/---
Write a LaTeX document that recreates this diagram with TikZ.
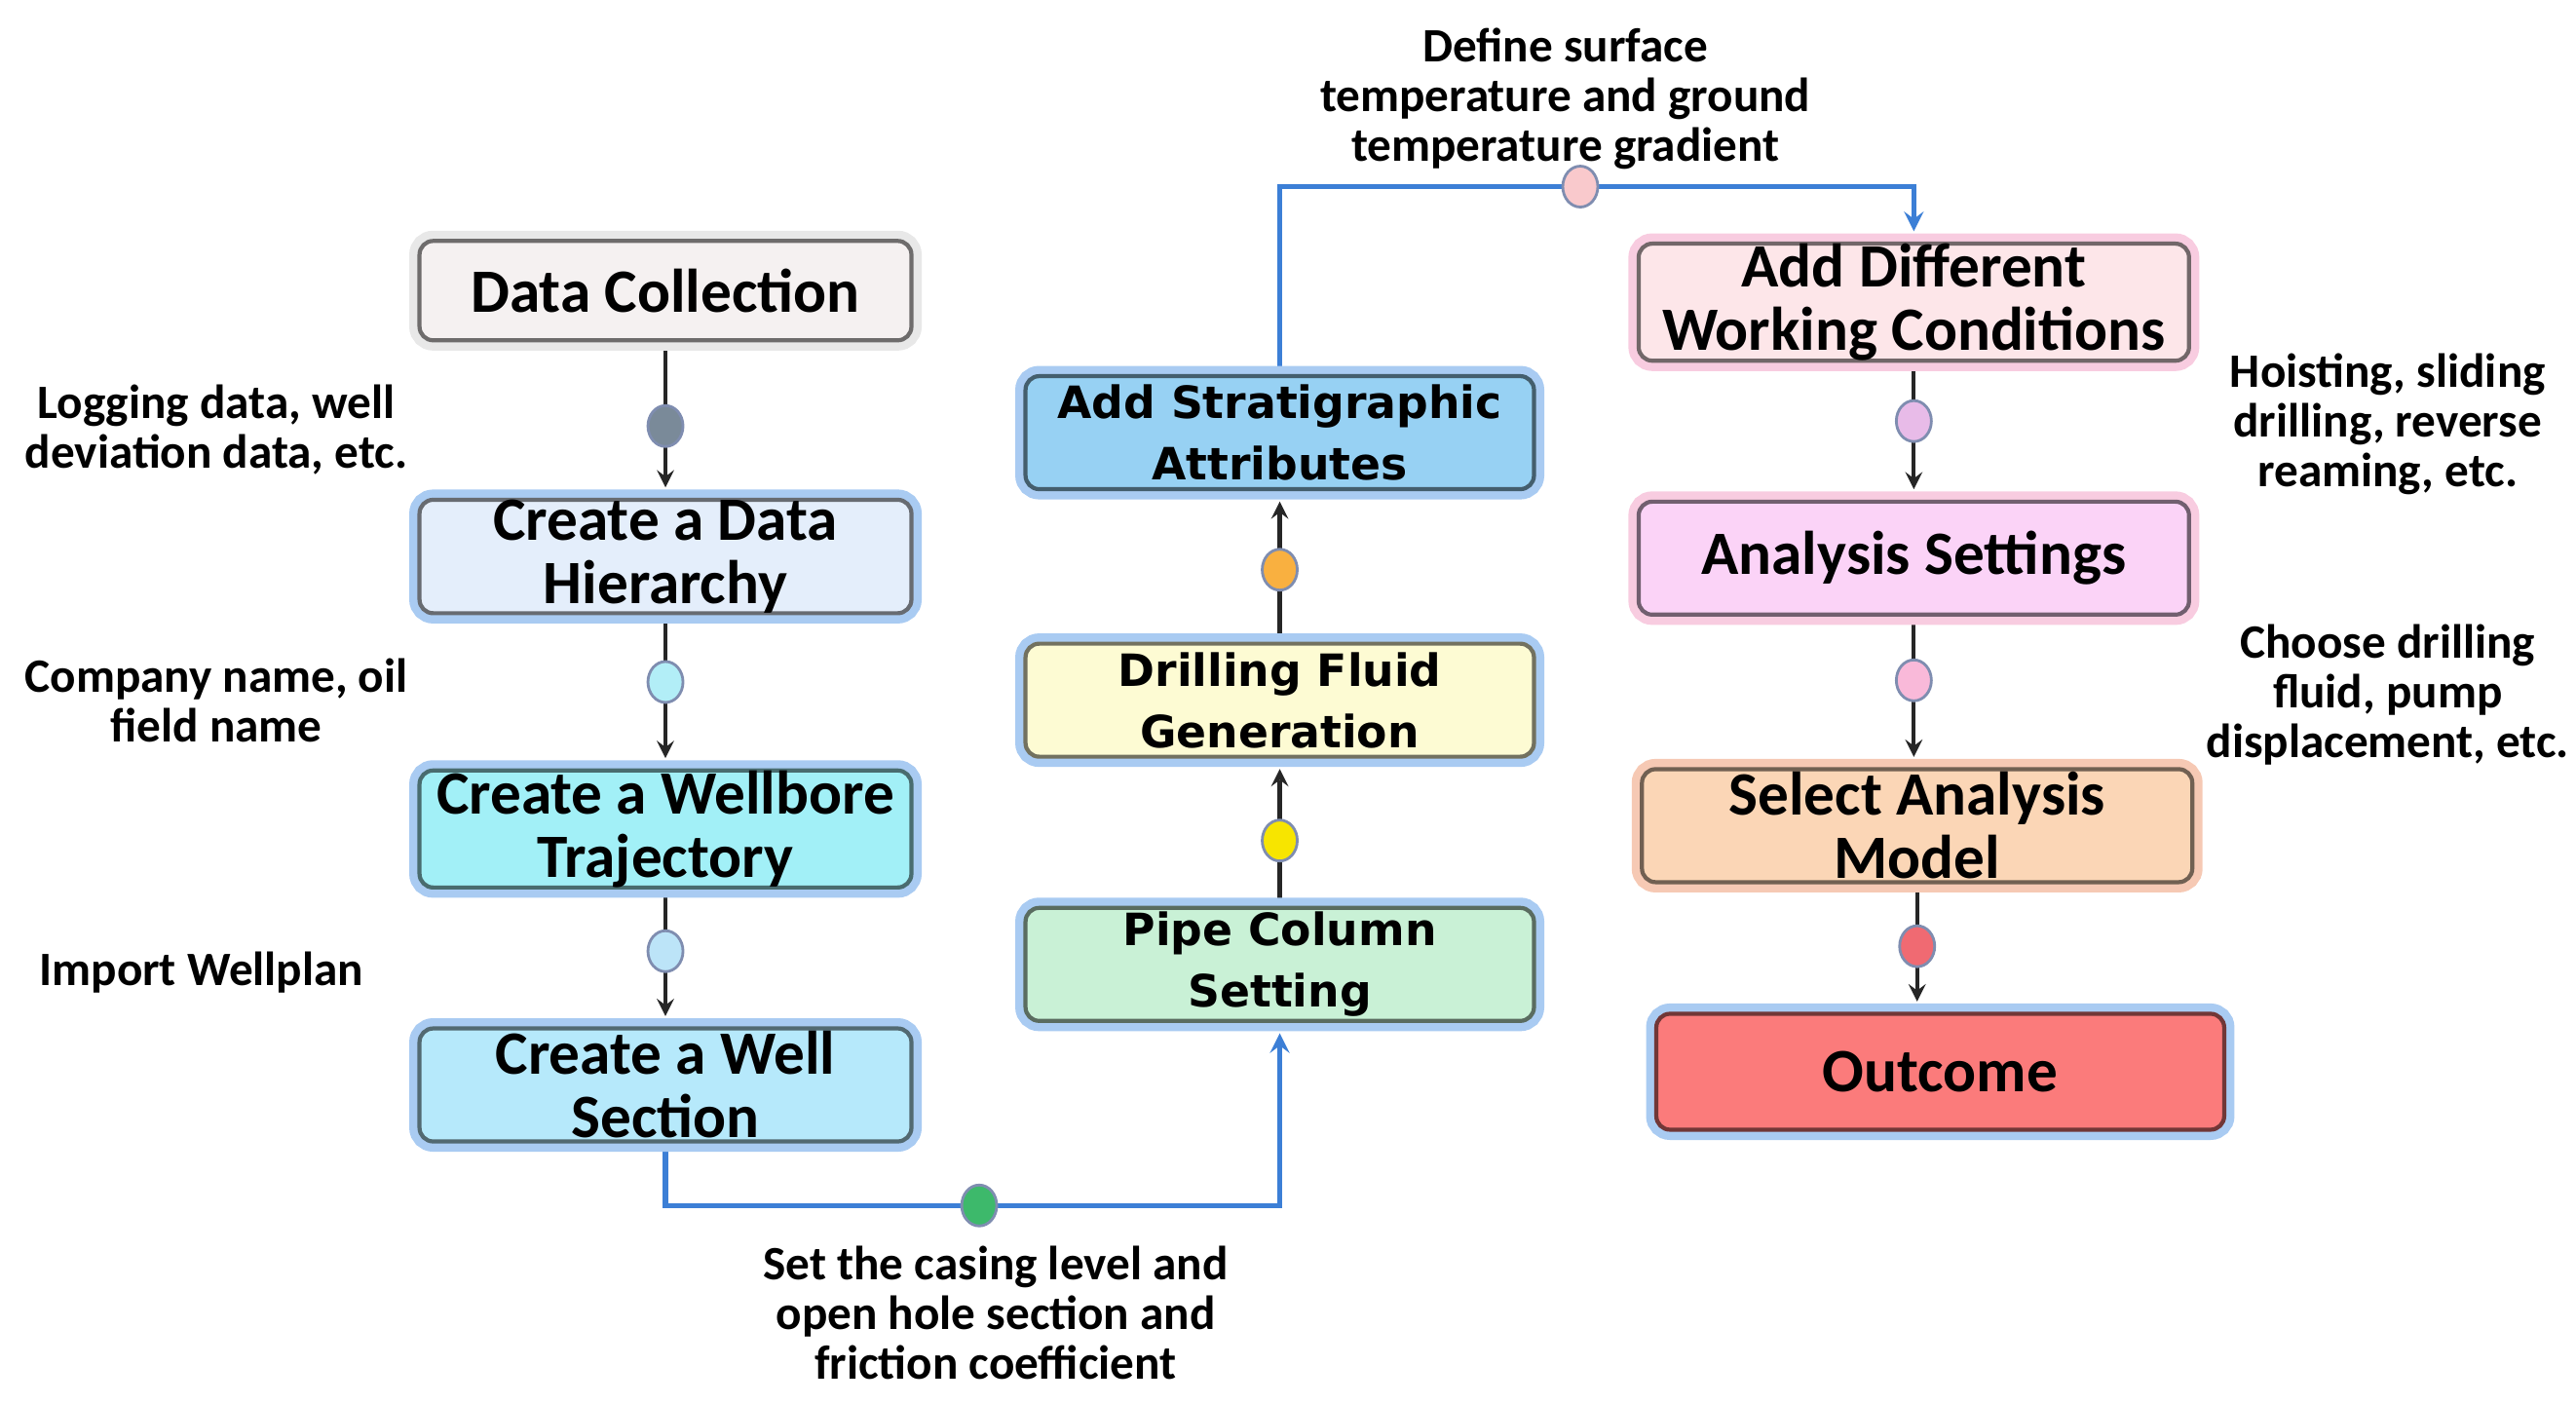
\documentclass[tikz,border=0pt]{standalone}
\usepackage{fontspec}
\setmainfont{Carlito}
\newfontfamily\midfont{DejaVu Sans}
\usetikzlibrary{shapes.geometric,backgrounds}
\definecolor{dcfill}{HTML}{F5F1F1}
\definecolor{dhfill}{HTML}{E4EEFB}
\definecolor{wtfill}{HTML}{A2F0F7}
\definecolor{wsfill}{HTML}{B6E9FB}
\definecolor{safill}{HTML}{97D1F3}
\definecolor{fgfill}{HTML}{FDFBD3}
\definecolor{pcfill}{HTML}{C9F1D6}
\definecolor{wcfill}{HTML}{FDE6E9}
\definecolor{asfill}{HTML}{FBD3F7}
\definecolor{amfill}{HTML}{FBD6B6}
\definecolor{ocfill}{HTML}{FB7B7B}
\definecolor{glowblue}{HTML}{A9CBF2}
\definecolor{glowgray}{HTML}{E8E8E8}
\definecolor{glowpink}{HTML}{F8CCE0}
\definecolor{glowpeach}{HTML}{F6C9B4}
\definecolor{lineblue}{HTML}{3C7FD6}
\definecolor{dotedge}{HTML}{7F8DB0}
\definecolor{dgray}{HTML}{7A8A99}
\definecolor{dcyan}{HTML}{B2EEF7}
\definecolor{dlblue}{HTML}{BCE4F8}
\definecolor{dorange}{HTML}{F9B040}
\definecolor{dyellow}{HTML}{F7E500}
\definecolor{dgreen}{HTML}{3DB96B}
\definecolor{dpink}{HTML}{F9C9CC}
\definecolor{dviolet}{HTML}{E8BBE8}
\definecolor{drose}{HTML}{F9B9D9}
\definecolor{dred}{HTML}{F06A72}
\begin{document}
\begin{tikzpicture}[>=stealth, x=0.01695cm, y=-0.01695cm,
	box/.style={rectangle, rounded corners=4pt, fill=#1, draw=#1!45!black, line width=1.2pt, align=center, inner sep=0pt, minimum width=5.05cm, minimum height=1.16cm, font=\fontsize{18}{18.5}\selectfont\bfseries},
	glow/.style={preaction={draw=#1, line width=6pt}},
	mid/.style={minimum width=5.22cm, font=\midfont\fontsize{13}{18}\selectfont\bfseries},
	rcol/.style={minimum width=5.65cm},
	dot/.style={ellipse, fill=#1, draw=dotedge, line width=0.8pt, minimum width=0.36cm, minimum height=0.42cm, inner sep=0pt},
	note/.style={align=center, font=\fontsize{14}{14.5}\selectfont\bfseries},
	conn/.style={->, draw=black!85, line width=1.2pt, shorten >=3pt},
	bconn/.style={->, draw=lineblue, line width=1.5pt, shorten >=3pt}]
	\useasboundingbox (0,0) rectangle (1560,850);
	% left column
	\node[box=dcfill, glow=glowgray, minimum height=1.02cm] (dc) at (403,176) {Data Collection};
	\node[box=dhfill, glow=glowblue] (dh) at (403,337) {Create a Data\\Hierarchy};
	\node[box=wtfill, glow=glowblue] (wt) at (403,502) {Create a Wellbore\\Trajectory};
	\node[box=wsfill, glow=glowblue] (ws) at (403,657) {Create a Well\\Section};
	% middle column
	\node[box=safill, mid, glow=glowblue] (sa) at (775,262) {Add Stratigraphic\\Attributes};
	\node[box=fgfill, mid, glow=glowblue] (fg) at (775,424) {Drilling Fluid\\Generation};
	\node[box=pcfill, mid, glow=glowblue] (pc) at (775,584) {Pipe Column\\Setting};
	% right column
	\node[box=wcfill, rcol, glow=glowpink] (wc) at (1159,183) {Add Different\\Working Conditions};
	\node[box=asfill, rcol, glow=glowpink] (as) at (1159,338) {Analysis Settings};
	\node[box=amfill, rcol, glow=glowpeach] (am) at (1161,500) {Select Analysis\\Model};
	\node[box=ocfill, glow=glowblue, minimum width=5.83cm, minimum height=1.19cm] (oc) at (1175,649) {Outcome};
	% dots
	\node[dot=dgray] (d1) at (403,258) {};
	\node[dot=dcyan] (d2) at (403,413) {};
	\node[dot=dlblue] (d3) at (403,576) {};
	\node[dot=dorange] (d4) at (775,345) {};
	\node[dot=dyellow] (d5) at (775,509) {};
	\node[dot=dgreen] (d6) at (593,730) {};
	\node[dot=dpink] (d7) at (957,113) {};
	\node[dot=dviolet] (d8) at (1159,255) {};
	\node[dot=drose] (d9) at (1159,412) {};
	\node[dot=dred] (d10) at (1161,573) {};
	% connectors
	\begin{scope}[on background layer]
	\draw[conn] (dc) -- (dh);
	\draw[conn] (dh) -- (wt);
	\draw[conn] (wt) -- (ws);
	\draw[conn] (pc) -- (fg);
	\draw[conn] (fg) -- (sa);
	\draw[conn] (wc) -- (as);
	\draw[conn] (as.south) -- (as.south |- am.north);
	\draw[conn] (am.south) -- (am.south |- oc.north);
	\draw[bconn] (ws.south) |- (d6.center) -| (pc.south);
	\draw[bconn] (sa.north) |- (d7.center) -| (wc.north);
	\end{scope}
	% notes
	\node[note] (l1) at (131,260) {Logging data, well\\deviation data, etc.};
	\node[note] (l2) at (131,424) {Company name, oil\\field name};
	\node[note] (l3) at (122,589) {Import Wellplan};
	\node[note] (l4) at (948,60) {Define surface\\temperature and ground\\temperature gradient};
	\node[note] (l5) at (1446,257) {Hoisting, sliding\\drilling, reverse\\reaming, etc.};
	\node[note] (l6) at (1446,421) {Choose drilling\\fluid, pump\\displacement, etc.};
	\node[note] (l7) at (603,795) {Set the casing level and\\open hole section and\\friction coefficient};
\end{tikzpicture}
\end{document}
\---
Make an exact copy of the whole listing, but don't bring over any pictures.

Result —
Write a LaTeX document that recreates this diagram with TikZ.
\documentclass[tikz,border=0pt]{standalone}
\usepackage{fontspec}
\setmainfont{Carlito}
\newfontfamily\midfont{DejaVu Sans}
\usetikzlibrary{shapes.geometric,backgrounds}
\definecolor{dcfill}{HTML}{F5F1F1}
\definecolor{dhfill}{HTML}{E4EEFB}
\definecolor{wtfill}{HTML}{A2F0F7}
\definecolor{wsfill}{HTML}{B6E9FB}
\definecolor{safill}{HTML}{97D1F3}
\definecolor{fgfill}{HTML}{FDFBD3}
\definecolor{pcfill}{HTML}{C9F1D6}
\definecolor{wcfill}{HTML}{FDE6E9}
\definecolor{asfill}{HTML}{FBD3F7}
\definecolor{amfill}{HTML}{FBD6B6}
\definecolor{ocfill}{HTML}{FB7B7B}
\definecolor{glowblue}{HTML}{A9CBF2}
\definecolor{glowgray}{HTML}{E8E8E8}
\definecolor{glowpink}{HTML}{F8CCE0}
\definecolor{glowpeach}{HTML}{F6C9B4}
\definecolor{lineblue}{HTML}{3C7FD6}
\definecolor{dotedge}{HTML}{7F8DB0}
\definecolor{dgray}{HTML}{7A8A99}
\definecolor{dcyan}{HTML}{B2EEF7}
\definecolor{dlblue}{HTML}{BCE4F8}
\definecolor{dorange}{HTML}{F9B040}
\definecolor{dyellow}{HTML}{F7E500}
\definecolor{dgreen}{HTML}{3DB96B}
\definecolor{dpink}{HTML}{F9C9CC}
\definecolor{dviolet}{HTML}{E8BBE8}
\definecolor{drose}{HTML}{F9B9D9}
\definecolor{dred}{HTML}{F06A72}
\begin{document}
\begin{tikzpicture}[>=stealth, x=0.01695cm, y=-0.01695cm,
	box/.style={rectangle, rounded corners=4pt, fill=#1, draw=#1!45!black, line width=1.2pt, align=center, inner sep=0pt, minimum width=5.05cm, minimum height=1.16cm, font=\fontsize{18}{18.5}\selectfont\bfseries},
	glow/.style={preaction={draw=#1, line width=6pt}},
	mid/.style={minimum width=5.22cm, font=\midfont\fontsize{13}{18}\selectfont\bfseries},
	rcol/.style={minimum width=5.65cm},
	dot/.style={ellipse, fill=#1, draw=dotedge, line width=0.8pt, minimum width=0.36cm, minimum height=0.42cm, inner sep=0pt},
	note/.style={align=center, font=\fontsize{14}{14.5}\selectfont\bfseries},
	conn/.style={->, draw=black!85, line width=1.2pt, shorten >=3pt},
	bconn/.style={->, draw=lineblue, line width=1.5pt, shorten >=3pt}]
	\useasboundingbox (0,0) rectangle (1560,850);
	% left column
	\node[box=dcfill, glow=glowgray, minimum height=1.02cm] (dc) at (403,176) {Data Collection};
	\node[box=dhfill, glow=glowblue] (dh) at (403,337) {Create a Data\\Hierarchy};
	\node[box=wtfill, glow=glowblue] (wt) at (403,502) {Create a Wellbore\\Trajectory};
	\node[box=wsfill, glow=glowblue] (ws) at (403,657) {Create a Well\\Section};
	% middle column
	\node[box=safill, mid, glow=glowblue] (sa) at (775,262) {Add Stratigraphic\\Attributes};
	\node[box=fgfill, mid, glow=glowblue] (fg) at (775,424) {Drilling Fluid\\Generation};
	\node[box=pcfill, mid, glow=glowblue] (pc) at (775,584) {Pipe Column\\Setting};
	% right column
	\node[box=wcfill, rcol, glow=glowpink] (wc) at (1159,183) {Add Different\\Working Conditions};
	\node[box=asfill, rcol, glow=glowpink] (as) at (1159,338) {Analysis Settings};
	\node[box=amfill, rcol, glow=glowpeach] (am) at (1161,500) {Select Analysis\\Model};
	\node[box=ocfill, glow=glowblue, minimum width=5.83cm, minimum height=1.19cm] (oc) at (1175,649) {Outcome};
	% dots
	\node[dot=dgray] (d1) at (403,258) {};
	\node[dot=dcyan] (d2) at (403,413) {};
	\node[dot=dlblue] (d3) at (403,576) {};
	\node[dot=dorange] (d4) at (775,345) {};
	\node[dot=dyellow] (d5) at (775,509) {};
	\node[dot=dgreen] (d6) at (593,730) {};
	\node[dot=dpink] (d7) at (957,113) {};
	\node[dot=dviolet] (d8) at (1159,255) {};
	\node[dot=drose] (d9) at (1159,412) {};
	\node[dot=dred] (d10) at (1161,573) {};
	% connectors
	\begin{scope}[on background layer]
	\draw[conn] (dc) -- (dh);
	\draw[conn] (dh) -- (wt);
	\draw[conn] (wt) -- (ws);
	\draw[conn] (pc) -- (fg);
	\draw[conn] (fg) -- (sa);
	\draw[conn] (wc) -- (as);
	\draw[conn] (as.south) -- (as.south |- am.north);
	\draw[conn] (am.south) -- (am.south |- oc.north);
	\draw[bconn] (ws.south) |- (d6.center) -| (pc.south);
	\draw[bconn] (sa.north) |- (d7.center) -| (wc.north);
	\end{scope}
	% notes
	\node[note] (l1) at (131,260) {Logging data, well\\deviation data, etc.};
	\node[note] (l2) at (131,424) {Company name, oil\\field name};
	\node[note] (l3) at (122,589) {Import Wellplan};
	\node[note] (l4) at (948,60) {Define surface\\temperature and ground\\temperature gradient};
	\node[note] (l5) at (1446,257) {Hoisting, sliding\\drilling, reverse\\reaming, etc.};
	\node[note] (l6) at (1446,421) {Choose drilling\\fluid, pump\\displacement, etc.};
	\node[note] (l7) at (603,795) {Set the casing level and\\open hole section and\\friction coefficient};
\end{tikzpicture}
\end{document}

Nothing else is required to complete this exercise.